I then appeared as the Fonz on the pilot of Mork & Mindy. And that was that: he was off. The Happy Days scripts were 48 pages long, the Mork & Mindy scripts were 30 pages long. On the Mork & Mindy scripts, there would be a space where it would say, “Robin will do something here.”

He wasn’t trying. He wasn’t being anything other than himself as an entertainer: it was just a need that pushed out from every pore in his body. When you worked with him, your job was to keep a straight face. It was almost impossible. If you watch the Happy Days episode, you can see me almost “going.” I can’t tell you how many times the director had to shout “Cut” because there was so much laughter.

You knew you were in the presence of greatness. From the minute I watched him work in Happy Days, I knew I was in the presence of something very special. It was his ability to reinterpret the world that was happening right in front of him. He made whatever was going on his own, and with such lightning speed you stopped concentrating.

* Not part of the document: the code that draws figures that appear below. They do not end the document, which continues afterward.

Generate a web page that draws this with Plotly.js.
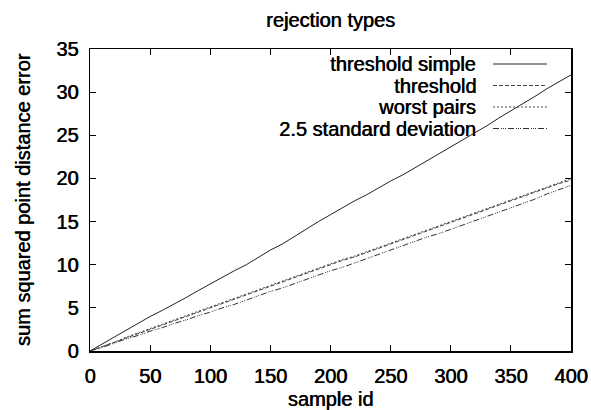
<!DOCTYPE html>
<html><head><meta charset="utf-8">
<script src="https://cdn.plot.ly/plotly-3.0.1.min.js"></script>
<style>body{margin:0;background:#fff}</style>
</head><body><div id="chart" style="width:591px;height:410px"></div>
<script>
const sampleIds = [0,10,20,30,40,50,60,70,80,90,100,110,120,130,140,150,160,170,180,190,200,210,220,230,240,250,260,270,280,290,300,310,320,330,340,350,360,370,380,390,400];
const seriesNames = ["threshold simple","threshold","worst pairs","2.5 standard deviation"];
const thresholdSimple = [0,0.8,1.6,2.4,3.2,4.0,4.7,5.5,6.2,7.0,7.8,8.5,9.3,10.0,10.9,11.7,12.4,13.3,14.2,15.0,15.8,16.6,17.4,18.1,18.9,19.7,20.4,21.2,22.0,22.8,23.6,24.5,25.3,26.1,27.0,27.8,28.7,29.5,30.4,31.2,32.0];
const threshold = [0,0.5,1.0,1.5,2.0,2.5,3.0,3.5,4.0,4.5,5.0,5.5,6.0,6.5,7.0,7.5,8.0,8.5,9.0,9.5,10.0,10.5,10.9,11.4,11.9,12.4,12.9,13.4,13.9,14.4,14.9,15.4,15.9,16.4,16.9,17.4,17.9,18.4,18.9,19.4,19.8];
const worstPairs = [0,0.5,1.0,1.6,2.1,2.6,3.1,3.6,4.1,4.6,5.1,5.6,6.1,6.6,7.1,7.6,8.1,8.6,9.1,9.6,10.1,10.6,11.0,11.5,12.0,12.5,13.0,13.5,14.0,14.5,15.0,15.5,16.0,16.5,17.0,17.5,18.0,18.5,19.0,19.5,20.0];
const stdDev = [0,0.4,0.9,1.4,1.8,2.3,2.7,3.2,3.6,4.1,4.5,5.0,5.4,5.9,6.4,6.9,7.3,7.8,8.3,8.8,9.3,9.7,10.2,10.7,11.2,11.7,12.2,12.7,13.2,13.6,14.1,14.6,15.1,15.6,16.1,16.6,17.1,17.6,18.2,18.7,19.2];
const xTicks = [0,50,100,150,200,250,300,350,400];
const yTicks = [0,5,10,15,20,25,30,35];

const dashes = ["solid","4px,2px","2px,2px","6px,2px,1px,1px,1px,1px,1px,2px"];
const colors = ["#222","#444","#444","#333"];
const ys = [thresholdSimple, threshold, worstPairs, stdDev];
const traces = ys.map((y,i)=>({x:sampleIds,y:y,type:"scatter",mode:"lines",name:seriesNames[i],
  line:{color:colors[i],width:1,dash:dashes[i]},showlegend:false}));

const font = {family:"Liberation Sans, Arial, sans-serif", size:20, color:"#000", shadow:"0.6px 0px 0px #000"};
const annotations = [], shapes = [];
const H = 410;
seriesNames.forEach((n,i)=>{
  const py = 64 + i*21.5;
  const yp = (351-py)/302;
  annotations.push({xref:"paper",yref:"paper",x:(477-90)/481,y:yp,xanchor:"right",yanchor:"middle",text:n,showarrow:false,font:font,borderpad:0});
  shapes.push({type:"line",xref:"paper",yref:"paper",x0:(493-90)/481,x1:(547-90)/481,y0:yp,y1:yp,line:{color:colors[i],width:1,dash:dashes[i]}});
});

const axisCommon = {showline:true,linecolor:"#000",linewidth:1.5,mirror:"ticks",ticks:"inside",ticklen:6,tickcolor:"#000",tickwidth:1,showgrid:false,zeroline:false,tickfont:font,ticklabelstandoff:6};
const layout = {
  width:591,height:410,margin:{l:90,r:20,t:49,b:59},
  paper_bgcolor:"#fff",plot_bgcolor:"#fff",
  title:{text:"rejection types",font:font,x:0.5,xref:"paper",xanchor:"center",yref:"container",y:1-20/H,yanchor:"middle"},
  xaxis:Object.assign({},axisCommon,{range:[0,400],tickvals:xTicks,title:{text:"sample id",font:font,standoff:12}}),
  yaxis:Object.assign({},axisCommon,{range:[0,35],tickvals:yTicks,title:{text:"sum squared point distance error",font:font,standoff:20}}),
  annotations:annotations,shapes:shapes,showlegend:false
};
Plotly.newPlot("chart",traces,layout,{staticPlot:true});
</script></body></html>
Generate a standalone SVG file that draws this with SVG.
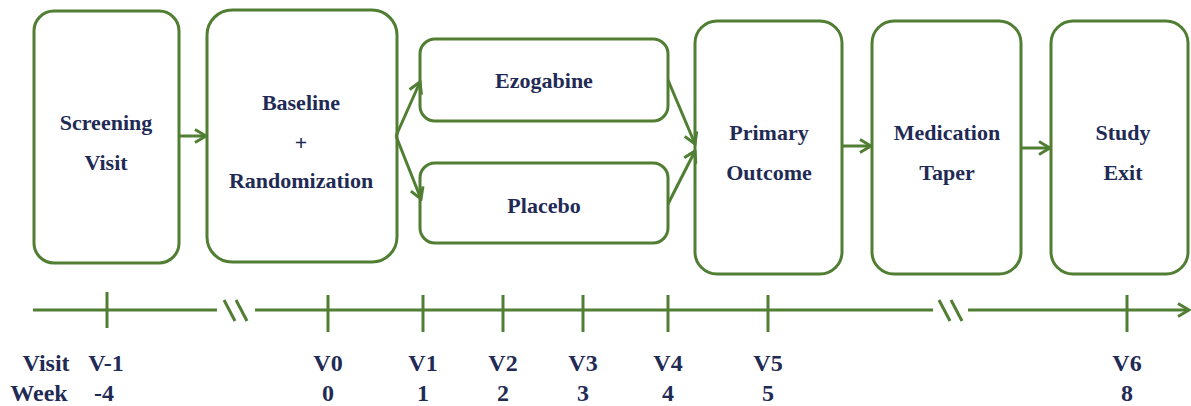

You were not frustrated. You just got out of the way. You thought, “This is a very special person.” He wasn’t trying to make trouble, he wasn’t making anything up, he wasn’t being anything other than what he was, he was just being. That kind of person deserves all the space he wants. He needed to exist that way. It didn’t matter that I was the Fonz. Either you appreciate it, or you go home—it’s way bigger than you.

If you saw it in front of you, your pencil would drop, your tablet would fall from your lap. Robin had so much energy, the electricity from your electrical device would fizzle. I’m not exaggerating. This is not hyperbole. I have been around a large variety of people: men, women, children, funny, dramatic—he carved his own avenue in the world.

He was very warm, just a lovely, lovely person. They are big shoes to fill, and I don’t believe they will ever be filled again. It’s been 30, 40 years, and I don’t think there is anybody in the entertainment world working like that today.

Robin’s death is almost too big to wrap my head around. I can’t imagine a bigger life force than him. I’m incredibly sad for his family.

Of his performances, I particularly liked Mrs. Doubtfire and Awakenings—but there were so many. Because he was so particular, he could do everything. He was one of those men who could comfortably move from comedy to drama, from drama to comedy, to drama with comedy. It was effortless for him.

Whether the movie was good or not didn’t matter. His performance was packed to the brim with empathy. And that is another word that describes him: “empathetic.”

I saw him on a number of different occasions since Happy Days. No matter how long it had been I was always met with that wonderful warmth. I do not ever hold back. There is nothing cool about me. If something like that, like Robin, touches me that deeply I will say so—and I did. I said to him, “I’m amazed. I won’t even ask you how you do it, I’m so glad I’ve been here to see it.” Other times I would say how wonderful it was to see him, and congratulate him on all the success that had come his way.

He was a man of very few words, and would give me a hug.